Robert Johnson was twenty-seven when he got careless and drank whiskey from an unsealed bottle.
Brian Jones, founder, leader, and musical guiding light of the Rolling Stones, died at twenty-seven after being hounded out of the band by snarky, upwardly mobile band-mates.
Janis Joplin died at twenty-seven. Between being pushed around by the money people and moving suddenly from object of derision to the status of divinity, I’m not surprised that her system just overloaded.
Ron “Pig Pen” McKernan died at twenty-seven. The band missed him so much that they declined to replace him as a vocalist, much to their detriment.
Amy Winehouse and Jim Morrison both died at twenty-seven, although not the same year.
Kurt Cobain died at twenty-seven.
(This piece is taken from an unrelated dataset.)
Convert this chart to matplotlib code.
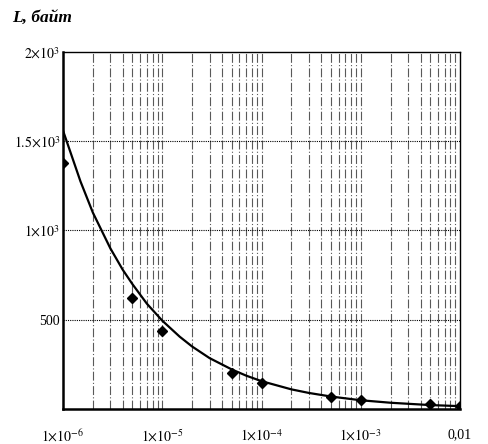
import matplotlib
matplotlib.use("Agg")
import matplotlib.pyplot as plt
from matplotlib.ticker import FixedLocator, NullFormatter

plt.rcParams["font.family"] = "Liberation Serif"
plt.rcParams["mathtext.fontset"] = "stix"

# measured points (diamonds)
x_pts = [1e-6, 5e-6, 1e-5, 5e-5, 1e-4, 5e-4, 1e-3, 5e-3, 1e-2]
L_pts = [1380, 620, 435, 200, 145, 70, 50, 28, 17]

# fitted curve
x_fit = [1e-6, 1.5e-6, 2e-6, 3e-6, 4e-6, 5e-6, 7e-6, 1e-5, 1.5e-5, 2e-5, 3e-5,
         5e-5, 7e-5, 1e-4, 2e-4, 3e-4, 5e-4, 1e-3, 2e-3, 5e-3, 1e-2]
L_fit = [1560, 1275, 1100, 900, 780, 700, 590, 495, 405, 350, 285,
         222, 187, 156, 110, 90, 70, 49, 35, 22, 16]

x_ticks = [1e-6, 1e-5, 1e-4, 1e-3, 1e-2]
x_labels = [r"$1{\times}10^{-6}$", r"$1{\times}10^{-5}$", r"$1{\times}10^{-4}$",
            r"$1{\times}10^{-3}$", "0,01"]
y_ticks = [500, 1000, 1500, 2000]
y_labels = ["500", r"$1{\times}10^{3}$", r"$1.5{\times}10^{3}$", r"$2{\times}10^{3}$"]

fig = plt.figure(figsize=(4.89, 4.44), dpi=100)
ax = fig.add_axes([63 / 489, 1 - 409 / 444, 397 / 489, 357 / 444])

ax.set_xscale("log")
ax.set_xlim(1e-6, 1e-2)
ax.set_ylim(0, 2000)

# vertical grid at every 1..9 x 10^k
vlines = [m * 10.0 ** k for k in range(-6, -2) for m in range(1, 10)]
for v in vlines[1:]:
    ax.axvline(v, color="0.35", lw=0.8, ls=(0, (8, 2, 1, 2)), zorder=1)
for h in y_ticks[:-1]:
    ax.axhline(h, color="black", lw=0.8, ls=(0, (1, 1)), zorder=1)

ax.plot(x_fit, L_fit, color="black", lw=1.6, zorder=3)
ax.plot(x_pts, L_pts, ls="none", marker="D", ms=5.5, color="black", zorder=4)

ax.xaxis.set_major_locator(FixedLocator(x_ticks))
ax.xaxis.set_minor_formatter(NullFormatter())
ax.set_xticks(x_ticks)
ax.set_xticklabels(x_labels, fontsize=10)
ax.set_yticks(y_ticks)
ax.set_yticklabels(y_labels, fontsize=10)
ax.tick_params(which="both", length=0)
ax.tick_params(axis="y", pad=2)
ax.tick_params(axis="x", pad=14)

for side in ["top", "right"]:
    ax.spines[side].set_linewidth(1.0)
for side in ["left", "bottom"]:
    ax.spines[side].set_linewidth(1.8)

fig.text(12 / 489, 1 - 18 / 444, "L, байт", fontsize=12.5, fontweight="bold",
         fontstyle="italic", va="center", ha="left")

fig.savefig("out.png", dpi=100)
You could see it in his eyes in all of his teenage photos: he didn’t expect to last very long.
I’m going to include Johnny Ace, who suffered a strange death at twenty-five. He had been scuffling for a long time already at that point, trying to make a living as a singer, trying to have a hit. He had a show the night of the day that “Pledging My Love” was released. Before the show, he was probably having a few pops with the band, and he was fooling around with somebody’s pistol. He was hoping against hope that the new song would be a hit, but his confidence was low. He had been disappointed before. He emptied the pistol, put one round back in the cylinder, gave it a spin, and put the gun to his head. “Well, boys,” or something to this effect, “if I live, it’ll be a hit; if I die, it won’t matter anyway.” He really should have asked for better advice at that point. He pulled the trigger , and it was goodbye Johnny Ace. The song, of course, was a giant, crossover hit, and remains one of the all time great songs. “Forever my darling…” or at least until about 8:30 tonight.
I think it’s true that there is some kind of hinge period during our late twenties. A shift in our thinking. A surrender of childish things. An emotional Schwerpunkt.
If you are not there yet, dear reader, fear not. It is just an illusion. A trick of memory. You are still young, and you will be fine.
If you have made it past that hump, good for you. I hope it was all very easy for you, and that it all worked out great.